> Set problem: Strip the pictures and reproduce the rest of the listing exactly.

> Provided material:
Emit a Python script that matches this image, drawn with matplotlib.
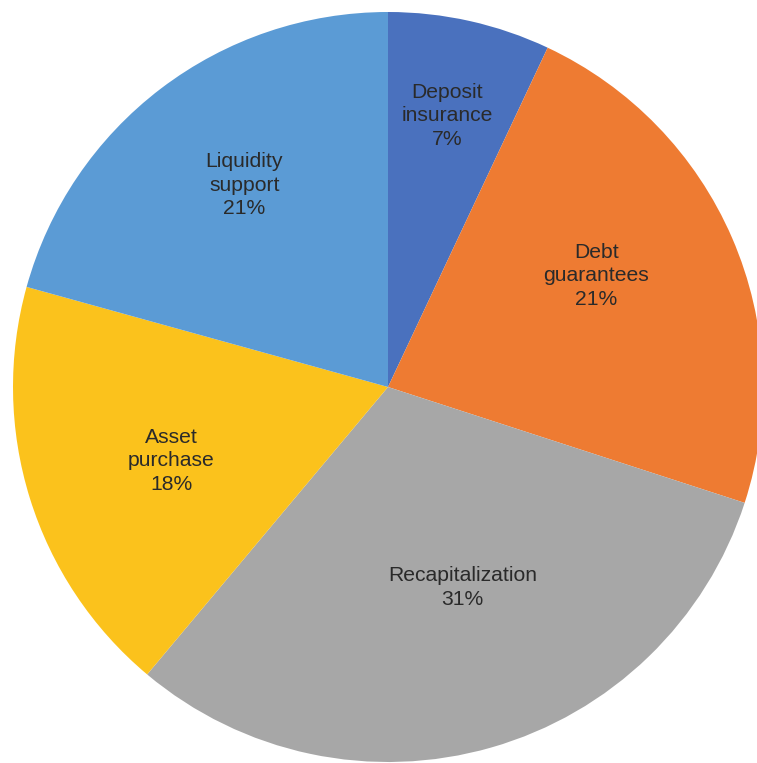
import numpy as np
import matplotlib
matplotlib.use("Agg")
from matplotlib import pyplot as plt

# slices, clockwise from 12 o'clock
names = ["Deposit\ninsurance", "Debt\nguarantees", "Recapitalization",
         "Asset\npurchase", "Liquidity\nsupport"]
shares = [7.0, 23.0, 31.1, 18.2, 20.7]
pct_text = ["7%", "21%", "31%", "18%", "21%"]
colors = ["#4a71be", "#ee7b32", "#a7a7a7", "#fbc21c", "#5b9bd5"]

# label placement (fraction of radius, angle offset in degrees)
lab_r = [0.74, 0.63, 0.57, 0.61, 0.66]
lab_dang = [0.3, 4.7, 4.4, 1.5, -1.8]

W, H = 757, 763
cx, cy, R = 388, 387, 375

fig = plt.figure(figsize=(W / 100, H / 100), dpi=100)
ax = fig.add_axes([0, 0, 1, 1])
ax.axis("off")

wedges, _ = ax.pie(shares, colors=colors, startangle=90, counterclock=False,
                   radius=1.0, wedgeprops=dict(linewidth=0))
ax.set_xlim(-cx / R, (W - cx) / R)
ax.set_ylim(-(H - cy) / R, cy / R)

for w, nm, pc, r, da in zip(wedges, names, pct_text, lab_r, lab_dang):
    mid = np.deg2rad((w.theta1 + w.theta2) / 2 + da)
    ax.text(r * np.cos(mid), r * np.sin(mid), nm + "\n" + pc,
            ha="center", va="center", fontsize=15.2, color="#2a2a2a",
            family="Liberation Sans", linespacing=1.3)

fig.savefig("out.png", dpi=100)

> Expected answer:
Emit a Python script that matches this image, drawn with matplotlib.
import numpy as np
import matplotlib
matplotlib.use("Agg")
from matplotlib import pyplot as plt

# slices, clockwise from 12 o'clock
names = ["Deposit\ninsurance", "Debt\nguarantees", "Recapitalization",
         "Asset\npurchase", "Liquidity\nsupport"]
shares = [7.0, 23.0, 31.1, 18.2, 20.7]
pct_text = ["7%", "21%", "31%", "18%", "21%"]
colors = ["#4a71be", "#ee7b32", "#a7a7a7", "#fbc21c", "#5b9bd5"]

# label placement (fraction of radius, angle offset in degrees)
lab_r = [0.74, 0.63, 0.57, 0.61, 0.66]
lab_dang = [0.3, 4.7, 4.4, 1.5, -1.8]

W, H = 757, 763
cx, cy, R = 388, 387, 375

fig = plt.figure(figsize=(W / 100, H / 100), dpi=100)
ax = fig.add_axes([0, 0, 1, 1])
ax.axis("off")

wedges, _ = ax.pie(shares, colors=colors, startangle=90, counterclock=False,
                   radius=1.0, wedgeprops=dict(linewidth=0))
ax.set_xlim(-cx / R, (W - cx) / R)
ax.set_ylim(-(H - cy) / R, cy / R)

for w, nm, pc, r, da in zip(wedges, names, pct_text, lab_r, lab_dang):
    mid = np.deg2rad((w.theta1 + w.theta2) / 2 + da)
    ax.text(r * np.cos(mid), r * np.sin(mid), nm + "\n" + pc,
            ha="center", va="center", fontsize=15.2, color="#2a2a2a",
            family="Liberation Sans", linespacing=1.3)

fig.savefig("out.png", dpi=100)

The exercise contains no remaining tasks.